February 1, 2019 - 13:29 AMT
Azerbaijan wants to give new Armenian PM some space: de Waal

Azerbaijani authorities want to give Armenian Prime Minister Nikol Pashinyan some space to come up with some compromises on the Nagorno Karabakh conflict, British journalist and writer on the Caucasus Thomas de Waal said in an interview with OC Media.

De Waal says a modest improvement has been improved in the peace process.

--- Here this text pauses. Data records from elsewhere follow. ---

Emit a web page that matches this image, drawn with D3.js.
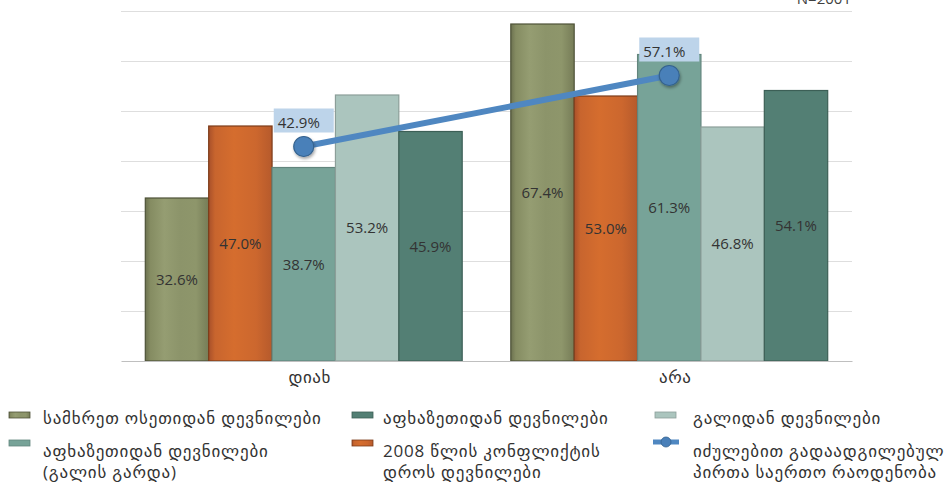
<!DOCTYPE html>
<html>
<head>
<meta charset="utf-8">
<script src="https://cdn.jsdelivr.net/npm/d3@7"></script>
<style>
  html, body { margin: 0; padding: 0; background: #fff; }
  svg { display: block; }
  text { font-family: "Open Sans", "DejaVu Sans", sans-serif; }
</style>
</head>
<body>
<svg id="chart" width="950" height="483"></svg>
<script>
// Answer categories on the x axis
const categories = ["დიახ", "არა"];

// Bar series, in drawing order within each category
const seriesNames = [
  "სამხრეთ ოსეთიდან დევნილები",
  "2008 წლის კონფლიქტის დროს დევნილები",
  "აფხაზეთიდან დევნილები (გალის გარდა)",
  "გალიდან დევნილები",
  "აფხაზეთიდან დევნილები"
];
const valuesYes = [32.6, 47.0, 38.7, 53.2, 45.9];
const valuesNo  = [67.4, 53.0, 61.3, 46.8, 54.1];

// Line series: all internally displaced persons
const lineName = "იძულებით გადაადგილებულ პირთა საერთო რაოდენობა";
const lineValues = [42.9, 57.1];

// Value axis gridlines (labels hidden)
const gridTicks = [0, 10, 20, 30, 40, 50, 60, 70];
const sampleNote = "N=2001";

const seriesColors = ["#8b9363", "#cf6a2e", "#77a398", "#abc5be", "#537f74"];
const seriesStrokes = ["#4e5238", "#7d3c1a", "#62857d", "#8c9e99", "#3c5f56"];

const svg = d3.select("#chart");
const defs = svg.append("defs");

// Textured-looking fills for the olive and orange bars
const gOlive = defs.append("linearGradient").attr("id", "gradOlive").attr("x1", 0).attr("x2", 1).attr("y1", 0).attr("y2", 0);
[["0%", "#6c7150"], ["8%", "#858c62"], ["30%", "#959d72"], ["55%", "#8c946a"], ["80%", "#8e966b"], ["100%", "#767c57"]]
  .forEach(([o, c]) => gOlive.append("stop").attr("offset", o).attr("stop-color", c));
const gOrange = defs.append("linearGradient").attr("id", "gradOrange").attr("x1", 0).attr("x2", 1).attr("y1", 0).attr("y2", 0);
[["0%", "#a8502a"], ["10%", "#c8652e"], ["40%", "#d56d2e"], ["75%", "#cc672e"], ["100%", "#b65a2c"]]
  .forEach(([o, c]) => gOrange.append("stop").attr("offset", o).attr("stop-color", c));
const fills = ["url(#gradOlive)", "url(#gradOrange)", seriesColors[2], seriesColors[3], seriesColors[4]];

const shadow = defs.append("filter").attr("id", "markerShadow").attr("x", "-50%").attr("y", "-50%").attr("width", "200%").attr("height", "200%");
shadow.append("feDropShadow").attr("dx", 1).attr("dy", 2).attr("stdDeviation", 1.5).attr("flood-color", "#000").attr("flood-opacity", 0.35);

// Plot area
const plot = { left: 121, right: 852, top: 11, bottom: 361 };

const x = d3.scaleBand().domain(categories).range([plot.left, plot.right]).padding(0);
const bw = x.bandwidth();
const xInner = d3.scaleBand().domain(d3.range(seriesNames.length))
  .range([bw * 0.0665, bw * 0.9335]).padding(0);
const y = d3.scaleLinear().domain([0, 70]).range([plot.bottom, plot.top]);

// Gridlines
svg.append("g")
  .selectAll("line")
  .data(gridTicks.filter(t => t > 0))
  .join("line")
  .attr("x1", plot.left).attr("x2", plot.right)
  .attr("y1", d => Math.round(y(d)) + 0.5).attr("y2", d => Math.round(y(d)) + 0.5)
  .attr("stroke", "#dedede").attr("stroke-width", 1);

// Bars
const rows = [valuesYes, valuesNo];
const groups = svg.append("g").selectAll("g")
  .data(categories.map((c, i) => ({ cat: c, vals: rows[i] })))
  .join("g")
  .attr("transform", d => `translate(${x(d.cat)},0)`);

groups.selectAll("rect")
  .data(d => d.vals.map((v, i) => ({ v, i })))
  .join("rect")
  .attr("x", d => xInner(d.i))
  .attr("width", xInner.bandwidth())
  .attr("y", d => y(d.v))
  .attr("height", d => y(0) - y(d.v))
  .attr("fill", d => fills[d.i])
  .attr("stroke", d => seriesStrokes[d.i])
  .attr("stroke-width", 1.2);

groups.selectAll("text.val")
  .data(d => d.vals.map((v, i) => ({ v, i })))
  .join("text")
  .attr("class", "val")
  .attr("x", d => xInner(d.i) + xInner.bandwidth() / 2)
  .attr("y", d => (y(d.v) + y(0)) / 2)
  .attr("dy", "0.35em")
  .attr("text-anchor", "middle")
  .attr("font-size", 15)
  .attr("fill", "#333")
  .text(d => d.v.toFixed(1) + "%");

// Category axis
const xAxis = svg.append("g")
  .attr("transform", `translate(0,${plot.bottom})`)
  .call(d3.axisBottom(x).tickSize(0).tickPadding(10));
xAxis.select(".domain").attr("stroke", "#bfbfbf").attr("stroke-width", 1.2);
xAxis.selectAll(".tick text")
  .attr("font-size", 17)
  .attr("fill", "#333")
  .attr("dx", 6)
  .attr("letter-spacing", 0.6)
  .style("font-family", "'DejaVu Sans', sans-serif");

// Line series
const lineGen = d3.line()
  .x((d, i) => x(categories[i]) + bw / 2)
  .y(d => y(d));
svg.append("path")
  .datum(lineValues)
  .attr("d", lineGen)
  .attr("fill", "none")
  .attr("stroke", "#4f87c1")
  .attr("stroke-width", 6);

svg.append("g").selectAll("circle")
  .data(lineValues)
  .join("circle")
  .attr("cx", (d, i) => x(categories[i]) + bw / 2)
  .attr("cy", d => y(d))
  .attr("r", 10)
  .attr("fill", "#4a80b9")
  .attr("stroke", "#34628f")
  .attr("stroke-width", 1.2)
  .attr("filter", "url(#markerShadow)");

// Line value labels in shaded boxes
const lbl = svg.append("g").selectAll("g")
  .data(lineValues)
  .join("g")
  .attr("transform", (d, i) => `translate(${x(categories[i]) + bw / 2 - 30},${y(d) - 38})`);
lbl.append("rect").attr("width", 60).attr("height", 24).attr("fill", "#bdd4ea");
lbl.append("text")
  .attr("x", 4).attr("y", 19)
  .attr("font-size", 15)
  .attr("fill", "#333")
  .text(d => d.toFixed(1) + "%");

// Sample size note
svg.append("text")
  .attr("x", 851).attr("y", 4)
  .attr("text-anchor", "end")
  .attr("font-size", 15)
  .attr("fill", "#404040")
  .text(sampleNote);

// Legend: three columns, two rows
const legendCols = [{ sw: 9, tx: 43 }, { sw: 352, tx: 383 }, { sw: 655, tx: 693 }];
const legendRows = [{ sw: 415, base: 424 }, { sw: 443, base: 457 }];
const legendItems = [
  { s: 0, col: 0, row: 0, lines: ["სამხრეთ ოსეთიდან დევნილები"] },
  { s: 4, col: 1, row: 0, lines: ["აფხაზეთიდან დევნილები"] },
  { s: 3, col: 2, row: 0, lines: ["გალიდან დევნილები"] },
  { s: 2, col: 0, row: 1, lines: ["აფხაზეთიდან დევნილები", "(გალის გარდა)"] },
  { s: 1, col: 1, row: 1, lines: ["2008 წლის კონფლიქტის", "დროს დევნილები"] },
  { s: -1, col: 2, row: 1, lines: ["იძულებით გადაადგილებულ", "პირთა საერთო რაოდენობა"] }
];

const legend = svg.append("g");
legendItems.forEach(item => {
  const c = legendCols[item.col], r = legendRows[item.row];
  if (item.s >= 0) {
    legend.append("rect")
      .attr("x", c.sw).attr("y", r.sw - 3)
      .attr("width", 21).attr("height", 6)
      .attr("fill", fills[item.s])
      .attr("stroke", seriesStrokes[item.s]).attr("stroke-width", 0.8);
  } else {
    legend.append("line")
      .attr("x1", c.sw - 2).attr("x2", c.sw + 24)
      .attr("y1", r.sw - 1).attr("y2", r.sw - 1)
      .attr("stroke", "#4f87c1").attr("stroke-width", 5);
    legend.append("circle")
      .attr("cx", c.sw + 11).attr("cy", r.sw - 1).attr("r", 5)
      .attr("fill", "#4a80b9").attr("stroke", "#34628f").attr("stroke-width", 0.8);
  }
  item.lines.forEach((ln, k) => {
    legend.append("text")
      .attr("x", c.tx).attr("y", r.base + k * 21)
      .attr("font-size", 17)
      .attr("letter-spacing", 0.8)
      .attr("fill", "#333")
      .text(ln);
  });
});
</script>
</body>
</html>
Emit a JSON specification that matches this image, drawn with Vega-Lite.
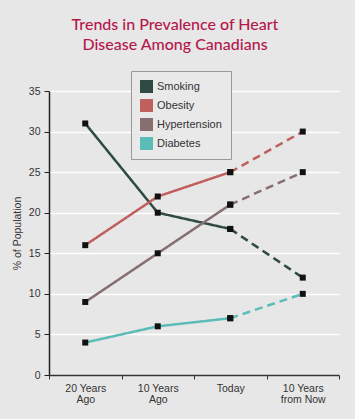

"Certainly it has been a much better year. I’m told that in 2018 the number of soldiers who died on the Line of Contact was 14, which was the lowest number for about ten years, and considering recent levels of violence in 2015 and 2016 in particular, this is welcome. You know, 14 people still died but it was welcome progress. The hotlines, some meetings between the foreign ministers, and a bit of de-escalation of rhetoric — this is obviously positive, but we have to be honest and say: we are starting from very very low base where two countries are almost on the brink of war, with completely mutually exclusive demands of one another," he said.

"What’s happening is that the Azerbaijani authorities want to give Pashinyan some space — they think that he’s a democratic leader — to come up with some compromises from the Yerevan side, so they’re behaving quite sensibly."

According to the expert, the basis for an agreement "has to be some kind of land for peace in which the Armenian side starts by giving up some of the seven regions outside Karabakh that it controls."

De Waal says this has to happen but the Azerbaijani side is very over-optimistic about how possible this is.

"It’s very difficult for an Armenian leader to give these places up that have been occupied for more than 20 years," he maintains.

"We can expect maybe a bit of more of an opening up of debate in Armenia, talking about the cost of conflict, about the need for peace. This is possible but this is a long-term thing.

"We’re talking about, first of all years of war, then the years of rhetorical war, and then a small war again in 2016, so we’re talking about a very very difficult stone to move. A few small initiatives won’t move this stone, we need to see much much more. I mean, just look at some of these other conflicts which are much further along, like Transdniestria or [Northern] Cyprus, where there’s much more progress and thousands of people go back and forth and there’s no threat of violence, and yet still, they can’t reach agreement on fundamental issues."

De Waal said earlier that the mood has changed in the process of the settlement of the conflict, when the co-chairs of the OSCE Minsk Group issued a statement following a meeting with Armenian and Azerbaijani foreign policy chiefs. The mediators revealed then that the Ministers have agreed upon the necessity of taking concrete measures to prepare the populations for peace. They also said that a possible summit between the leaders of Azerbaijan and Armenia would give a strong impulse to the dynamic of negotiations.